Foi uma viagem de quatro dias para conhecer o Caminho Português Interior de Santiago. Prazo curto para tanta beleza, na paisagem e nas cidades monumentais, tanta aldeia genuína com gente acolhedora. Um Caminho que vai até Santiago passando por uma paisagem protegida pela UNESCO e acompanha parte de uma das estradas nacionais mais longas do mundo – a já famosa N2. Quatro dias, quanto a mim, é o que merece qualquer uma das suas etapas, com a imensidão de lugares nos arredores para explorar. É o tempo necessário para ficar num dos pequenos albergues-escola, como o de Moura Morta ou o de Parada de Aguiar, a ouvir o vento nas árvores, a percorrer os trilhos de montanha e a ver o sol subir e baixar com a lentidão de um caminhante atento.
E só apetece fazer uma coisa: voltar.
* Conheci o Caminho Interior numa viagem organizada pela Associação de Municípios que o percorre: Viseu, Castro Daire, Lamego, Peso da Régua, Santa Marta de Penaguião, Vila Real, Vila Pouca de Aguiar e Chaves. Realizada em conjunto com mais dez bloggers da ABVP (Associação de Bloggers de Viagem Portugueses), foi uma viagem de descoberta que vale apenas como aperitivo de uma região que vale a pena em tudo.
Links úteis:
CPIS – Caminho Português Interior de Santiago (cpisantiago.org)

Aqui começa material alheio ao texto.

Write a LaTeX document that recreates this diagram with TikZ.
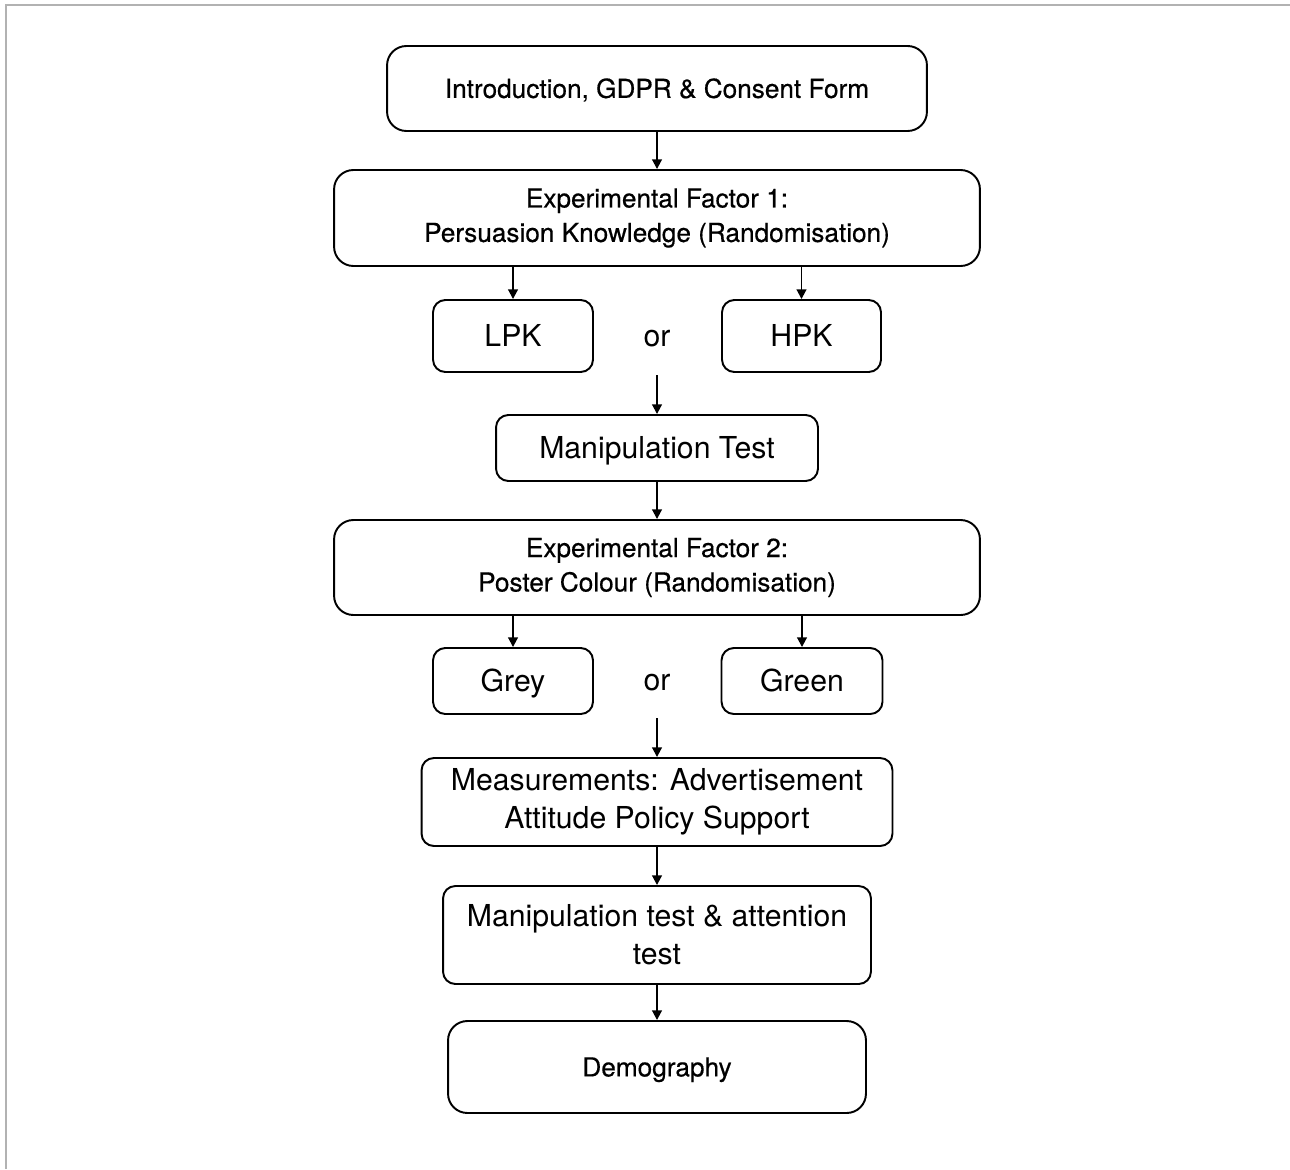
\documentclass[tikz,border=0pt]{standalone}
\usepackage{fontspec}
\setmainfont{TeX Gyre Heros}
\newfontfamily\headfont[FakeBold=0.5]{TeX Gyre Heros}
\usetikzlibrary{arrows.meta}

\newcommand{\smalltxt}{\headfont\fontsize{14.9pt}{19.6pt}\selectfont}
\newcommand{\bigtxt}{\fontsize{17.2pt}{21.6pt}\selectfont}

\begin{document}
\begin{tikzpicture}[x=0.02cm, y=-0.02cm, >={Triangle[length=5.5pt,width=5.5pt]},
   stage/.style={draw, line width=1.1pt, rounded corners=11pt, align=center, inner sep=0pt, font=\smalltxt},
   choice/.style={draw, line width=1.1pt, rounded corners=7pt, align=center, inner sep=0pt, font=\bigtxt},
   oneline/.style={text height=#1, text depth=0pt},
   oneline/.default=12.4pt,
   flow/.style={->, line width=1.1pt}]

\useasboundingbox (0,0) rectangle (1290,1169);
\draw [color=black!30, line width=1.2pt] (6,1169) -- (6,5) -- (1290,5);

% main stages
\node [stage, oneline=10.7pt, minimum width=10.8cm, minimum height=1.7cm] (intro) at (657,88.5)
   {Introduction, GDPR \& Consent Form};
\node [stage, minimum width=12.92cm, minimum height=1.92cm] (fa) at (657,218)
   {Experimental Factor 1:\\ Persuasion Knowledge (Randomisation)};

\node [choice, oneline, minimum width=3.2cm, minimum height=1.44cm] (lpk) at (513,336) {LPK};
\node [choice, oneline, minimum width=3.18cm, minimum height=1.44cm] (hpk) at (801.5,336) {HPK};
\node [font=\bigtxt, oneline, inner sep=0pt] (ora) at (657,336) {or};
\coordinate (ka) at (657,375);

\node [choice, oneline, minimum width=6.44cm, minimum height=1.32cm] (mtest) at (657,448) {Manipulation Test};
\node [stage, minimum width=12.92cm, minimum height=1.9cm] (fb) at (657,567.5)
   {Experimental Factor 2:\\ Poster Colour (Randomisation)};

\node [choice, oneline, minimum width=3.2cm, minimum height=1.32cm] (grey) at (513,681) {Grey};
\node [choice, oneline, minimum width=3.22cm, minimum height=1.32cm] (green) at (802,681) {Green};
\node [font=\bigtxt, oneline, inner sep=0pt] (orb) at (657,680) {or};
\coordinate (kb) at (657,718);

\node [choice, minimum width=9.42cm, minimum height=1.76cm] (meas) at (657,802)
   {Measurements: Advertisement\\ Attitude Policy Support};
\node [choice, minimum width=8.56cm, minimum height=1.96cm] (att) at (657,935)
   {Manipulation test \& attention\\ test};
\node [stage, oneline=10.7pt, minimum width=8.36cm, minimum height=1.84cm] (demo) at (657,1067)
   {Demography};

% arrows
\draw [flow] (intro) -- (fa);
\draw [flow] (fa.south -| lpk) -- (lpk);
\draw [flow] (fa.south -| hpk) -- (hpk);
\draw [flow] (ka) -- (mtest);
\draw [flow] (mtest) -- (fb);
\draw [flow] (fb.south -| grey) -- (grey);
\draw [flow] (fb.south -| green) -- (green);
\draw [flow] (kb) -- (meas);
\draw [flow] (meas) -- (att);
\draw [flow] (att) -- (demo);

\end{tikzpicture}
\end{document}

Um gosto ler as tuas impressões sobre o Caminho do Interior. Passou-me essa história das Cinco Tetas da Serra de Montemuro (mas adorei a tua interpretação)!
Ainda bem que gostaste…este é um blog “inspiracional” (até nas interpretações :), e a verdade é que fiquei mesmo com vontade de fazer a coisa com calma…
Muito bom. Sempre a aprender! Depois de tantos anos a percorrer estas terras, desconhecia que há trilhos que conduzem os caminhantes a Santiago. Parece que todos os caminhos vão lá dar! Fico tentada…
Ora viste?! Há, e valem a pena! 😉
Um testemunho do Caminho que parece um poema em prosa. Foi um prazer lê-lo, Caminhante!